We report here on the identification of a novel gene, FAM11A, originating from the FRAXF CpG island and containing the FRAXF CGG repeat in its 5′ untranslated region. Similar to the other folate sensitive fragile site associated genes, ie FMR1/FRAXA,19 FMR2/FRAXE8,9 and FMR3/FRAXE,20 the FRAXF CGG repeat is transcribed (but not translated). We have also demonstrated that the paradigm of expansion-methylation-transcription silencing seen for the other folate sensitive fragile site associated genes is seen also for the FAM11A gene at FRAXF. However, as only one FRAXF full mutation was available for testing this paradigm needs to be further confirmed on additional cases.
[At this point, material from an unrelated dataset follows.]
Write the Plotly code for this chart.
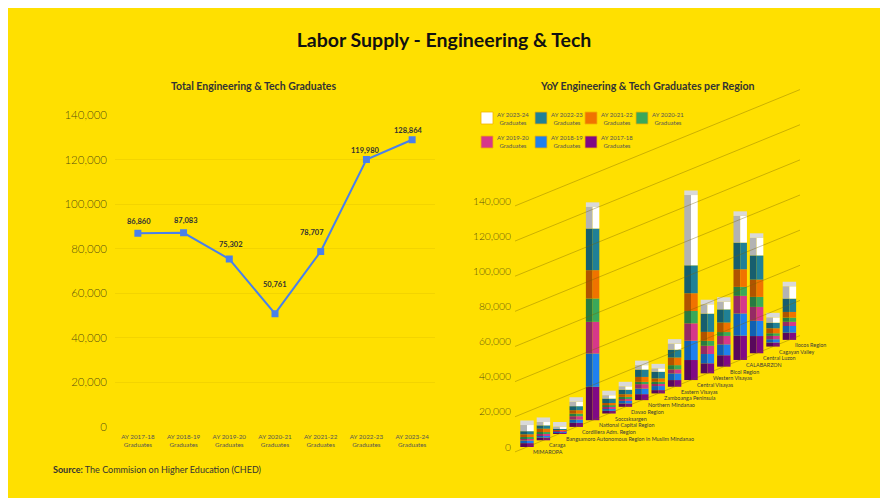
import plotly.graph_objects as go

# ---------------- data ----------------
years = ["AY 2017-18", "AY 2018-19", "AY 2019-20", "AY 2020-21",
         "AY 2021-22", "AY 2022-23", "AY 2023-24"]
total_graduates = [86860, 87083, 75302, 50761, 78707, 119980, 128864]

regions = ["MIMAROPA", "Caraga", "Bangsamoro Autonomous Region in Muslim Mindanao",
           "Cordillera Adm. Region", "National Capital Region", "Soccsksargen",
           "Davao Region", "Northern Mindanao", "Zamboanga Peninsula", "Eastern Visayas",
           "Central Visayas", "Western Visayas", "Bicol Region", "CALABARZON",
           "Central Luzon", "Cagayan Valley", "Ilocos Region"]

ay_2017_18 = [2200, 1500, 500, 2300, 19000, 1500, 1900, 3400, 1900, 3800, 11400, 5700, 6500, 13800, 9800, 2300, 4100]
ay_2018_19 = [1500, 1300, 600, 1900, 19000, 1300, 1500, 3200, 2300, 3800, 11000, 5300, 6200, 12700, 8700, 1900, 3800]
ay_2019_20 = [1200, 950, 500, 1900, 18000, 950, 1300, 2500, 1500, 2300, 9900, 4700, 4800, 10000, 7900, 1900, 2400]
ay_2020_21 = [800, 950, 300, 1500, 13300, 950, 950, 1300, 950, 2400, 7000, 2800, 2200, 5100, 5700, 1500, 2400]
ay_2021_22 = [1500, 1900, 500, 1900, 16100, 1300, 1500, 2800, 1900, 4300, 10100, 5100, 5400, 10000, 9800, 2800, 3200]
ay_2022_23 = [1800, 1900, 600, 2300, 23700, 2500, 2600, 4200, 3800, 4500, 15900, 10400, 7500, 15200, 13800, 3200, 7600]
ay_2023_24 = [3500, 1900, 1000, 2500, 12300, 1900, 1900, 2500, 1900, 3400, 40000, 5300, 4300, 15200, 10000, 3000, 7000]

tick_values = [0, 20000, 40000, 60000, 80000, 100000, 120000, 140000]

# ---------------- style ----------------
W, H = 888, 504
OFF = 8                 # page body margin
FONT = "Lato"
YELLOW = "#FFE000"
def fx(p):
    return (p - OFF) / W
def fy(p):
    return 1 - (p - OFF) / H

series = [  # (label, values, front colour, side colour)
    ("AY 2017-18<br>Graduates", ay_2017_18, "#800a85", "#58085b"),
    ("AY 2018-19<br>Graduates", ay_2018_19, "#1f80ee", "#1160b2"),
    ("AY 2019-20<br>Graduates", ay_2019_20, "#d6388a", "#952a64"),
    ("AY 2020-21<br>Graduates", ay_2020_21, "#3aa85a", "#287a42"),
    ("AY 2021-22<br>Graduates", ay_2021_22, "#f07300", "#b05400"),
    ("AY 2022-23<br>Graduates", ay_2022_23, "#208096", "#175e6e"),
    ("AY 2023-24<br>Graduates", ay_2023_24, "#ffffff", "#b3b3b3"),
]
# legend swatch centres (page px) for each series, bottom segment first
legend_pos = [(591, 142), (541, 142), (487, 142),
              (642, 118), (591, 118), (541, 118), (487, 118)]
swatch = 12

depth_rise = 3810      # oblique projection: rise of the floor per region (y units)
face_w = 0.41          # width of one bar face (x units)
cap_h = 2600           # visual height of the top face

label_dy = [12, 12, 15, 29, 19, 9, 9]
label_dx = [1, 2, 2, 0, -9, -1, -4]

fig = go.Figure()

# ---------------- left: line chart ----------------
fig.add_trace(go.Scatter(
    x=years, y=total_graduates, mode="lines+markers",
    line=dict(color="#4a80ea", width=2),
    marker=dict(symbol="square", size=7, color="#4a80ea"),
    xaxis="x", yaxis="y", showlegend=False, hoverinfo="x+y"))

for i, (yr, v) in enumerate(zip(years, total_graduates)):
    fig.add_annotation(x=yr, y=v, xref="x", yref="y", text=f"<b>{v:,}</b>",
                       showarrow=False, yshift=label_dy[i], xshift=label_dx[i],
                       font=dict(family=FONT, size=7.5, color="#333333"))

# ---------------- right: oblique 3D-like stacked bars ----------------
n = len(regions)
idx = list(range(n))
floor = [depth_rise * i for i in idx]

# slanted back-wall grid lines
x_left, x_right = -0.732, 16.646
for v in tick_values:
    fig.add_trace(go.Scatter(
        x=[x_left, x_right], y=[v + depth_rise * x_left, v + depth_rise * x_right],
        mode="lines", line=dict(color="rgba(120,100,0,0.38)", width=1),
        xaxis="x2", yaxis="y2", showlegend=False, hoverinfo="skip"))

cum = floor[:]
for k, (name, vals, front, side) in enumerate(series):
    base = cum[:]
    fig.add_trace(go.Bar(
        x=idx, y=vals, base=base, offset=-face_w, width=face_w,
        marker=dict(color=side, line=dict(width=0)),
        xaxis="x2", yaxis="y2", showlegend=False, hoverinfo="skip"))
    fig.add_trace(go.Bar(
        x=idx, y=vals, base=base, offset=0, width=face_w, name=name.replace("<br>", " "),
        marker=dict(color=front, line=dict(width=0)),
        xaxis="x2", yaxis="y2", showlegend=False,
        customdata=regions, hovertemplate="%{customdata}: %{y:,}<extra>%{fullData.name}</extra>"))
    cum = [c + v for c, v in zip(cum, vals)]
    # legend entry
    px, py = legend_pos[k]
    fig.add_shape(type="rect", xref="paper", yref="paper",
                  x0=fx(px - swatch / 2), x1=fx(px + swatch / 2),
                  y0=fy(py + swatch / 2), y1=fy(py - swatch / 2),
                  fillcolor=front, line=dict(color="#f2b400", width=0.8))
    fig.add_annotation(x=fx(px + swatch / 2 + 2), y=fy(py), xref="paper", yref="paper",
                       xanchor="left", yanchor="middle", align="center", text=name,
                       showarrow=False, font=dict(family=FONT, size=6, color="#555555"))

# top faces
fig.add_trace(go.Bar(
    x=idx, y=[cap_h] * n, base=cum, offset=-face_w, width=2 * face_w,
    marker=dict(color="#d9d9d9", line=dict(width=0)),
    xaxis="x2", yaxis="y2", showlegend=False, hoverinfo="skip"))

for i, r in enumerate(regions):
    fig.add_annotation(x=i, y=floor[i], xref="x2", yref="y2", text=r,
                       showarrow=False, xanchor="left", yanchor="middle",
                       xshift=4, yshift=-5,
                       font=dict(family=FONT, size=5.4, color="#3a3a3a"))

# ---------------- texts ----------------
fig.add_annotation(x=fx(253), y=fy(78), xref="paper", yref="paper", xanchor="center",
                   text="<b>Total Engineering & Tech Graduates</b>", showarrow=False,
                   font=dict(family=FONT, size=10.5, color="#333333"))
fig.add_annotation(x=fx(647), y=fy(78), xref="paper", yref="paper", xanchor="center",
                   text="<b>YoY Engineering & Tech Graduates per Region</b>", showarrow=False,
                   font=dict(family=FONT, size=10.6, color="#333333"))
fig.add_annotation(x=fx(51), y=fy(477), xref="paper", yref="paper", xanchor="left",
                   text="<b>Source:</b> The Commision on Higher Education (CHED)",
                   showarrow=False, font=dict(family=FONT, size=9, color="#333333"))

fig.add_shape(type="rect", xref="paper", yref="paper", layer="below",
              x0=fx(7), x1=fx(882), y0=fy(498), y1=fy(7),
              fillcolor=YELLOW, line=dict(width=0))

tick_color = "rgba(40,38,20,0.8)"

fig.update_layout(
    width=W, height=H,
    margin=dict(l=0, r=0, t=0, b=0, autoexpand=False),
    paper_bgcolor="white", plot_bgcolor="rgba(0,0,0,0)",
    font=dict(family=FONT, color="#333333"),
    barmode="overlay", showlegend=False,
    title=dict(text="<b>Labor Supply - Engineering & Tech</b>", x=fx(444), xanchor="center",
               y=fy(40), yanchor="middle", font=dict(family=FONT, size=19.5, color="#111111")),
    xaxis=dict(domain=[fx(115), fx(435)], range=[-0.5, 6.5], type="category",
               tickvals=years, ticktext=[y + "<br>Graduates" for y in years],
               tickfont=dict(family=FONT, size=6.3, color="#555555"),
               showgrid=False, zeroline=False, showline=False, ticks="",
               ticklabelstandoff=5, anchor="y"),
    yaxis=dict(domain=[fy(426.7), fy(115)], range=[0, 140000],
               tickvals=tick_values, tickformat=",",
               tickfont=dict(family=FONT, size=11.5, color=tick_color, weight=300),
               showgrid=True, gridcolor="rgba(190,160,0,0.18)", gridwidth=1,
               zeroline=False, showline=False, ticks="", ticklabelstandoff=7, anchor="x"),
    xaxis2=dict(domain=[fx(515), fx(800)], range=[x_left, x_right],
                showticklabels=False, showgrid=False, zeroline=False, showline=False,
                ticks="", anchor="y2"),
    yaxis2=dict(domain=[fy(460), fy(60)], range=[-7400, 220260],
                tickvals=tick_values, tickformat=",",
                tickfont=dict(family=FONT, size=10.3, color=tick_color, weight=300),
                showgrid=False, zeroline=False, showline=False, ticks="",
                ticklabelstandoff=3, anchor="x2"),
)

fig.write_html("out.html")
It also remains to be tested whether FRAXF CGG expansion and transcriptional silencing of FAM11A can be associated with developmental delay as seen in some FRAXF families studied.

At least for FRAXE and FMR2, there are now several families known where full mutation does not cause developmental delay (IQ<70) (for review see Gécz21). When this model is applied for FRAXF, we may speculate that absence of FAM11A does not necessarily lead to developmental delay, but might in combination with other, yet unknown factors. Otherwise, the lack of the FAM11A protein is either disposable (redundant) or its function can be complemented by the highly similar chromosome 2 retropseudogene product, FAM11B. Comparison of FAM11A and FAM11B proteins shows 88% identity. More interestingly, when respective gene and retropseudogene proteins are compared between man and mouse, 99.7% (one amino acid difference) and 100% conservation is detected. There are numerous retropseudogenes in the human genome, some of which are transcribed.22,23 Their function is not known, but it has been suggested that they may be acquired during evolution as novel genes.18,23,24 Their protein products may even be functionally indistinguishable from the original gene.

In summary we have identified the gene FAM11A associated with the FRAXF fragile site. Its transcription is extinguished by the FRAXF full mutation. In the absence of any FRAXF associated phenotype we can only speculate about the normal role of this gene.